With the aid of local rock beast-bassist Bruce Duff, Stokes enlisted a disparate cross section of local talent, including guitarist Wayne Kramer, country multi-instrumentalist Brantley Kearns, drummer Pete Finestone and the BellRays’ soul-punk firebrand singer Lisa Kekaula. The album is a bizarre, touching amalgam of psychedelicized fables, outlaw country and 1-percenter blues-rock that maintains the surreal, unpredictable qualities he‘s explored for over three decades. “I’m really happy with my new album,” he says. “To me, it‘s very spiritual. All the songs deal with mortality, where you’re at and who you are.” Still collaborating with Garfield (on three new songs), he‘s also not afraid to look back: “Ride on Angel” appears in its third incarnation, all strangled howling and threatening backbeat, and it’s as potent a slice of barroom mayhem as ever.

The strange tale of Simon Stokes, long buried underground, still seems almost unbelievable.

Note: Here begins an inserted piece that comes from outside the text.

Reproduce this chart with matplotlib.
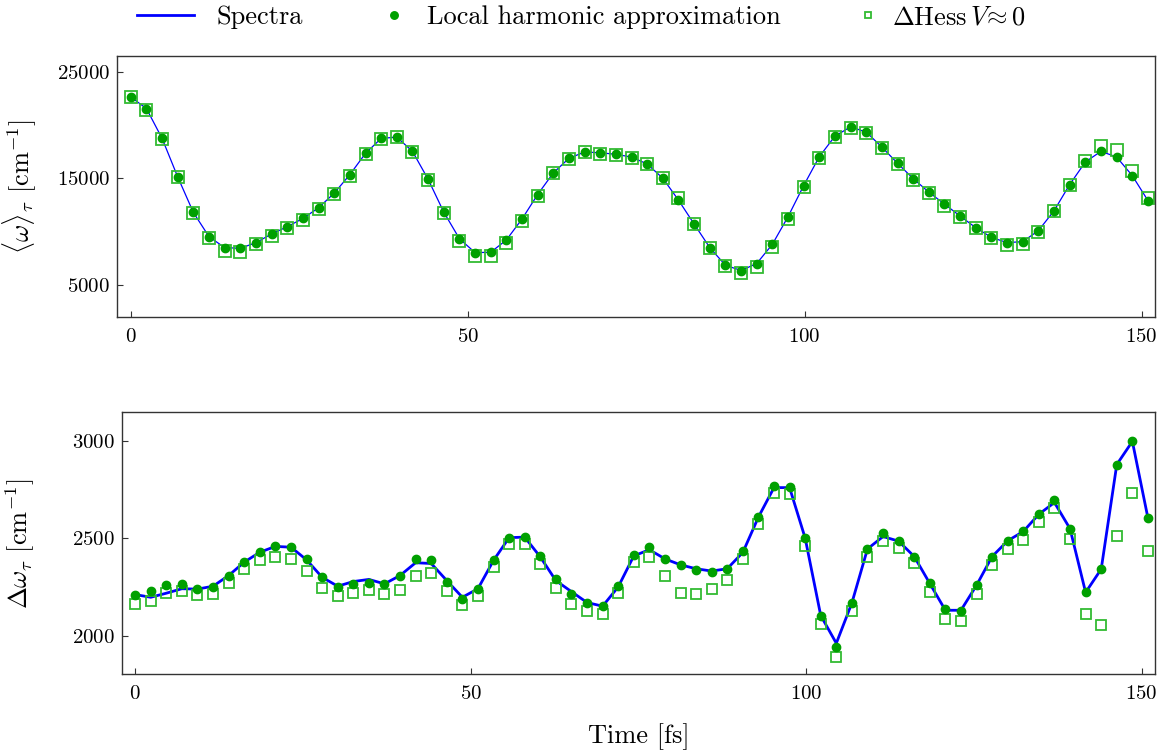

His pursuit of artistic and personal identity carries a weight popularly imputed to but generally squandered by his rock & roll colleagues.

“I have tried to be true to myself — what else can I do? If I‘m not, I can’t be true to anybody. I mean, if you‘ve lost that, everything around you goes bad. So I’m really happy. I‘m just going to stay myself.”

Simon Stokes appears at the Knitting Factory, Thursday, July 5.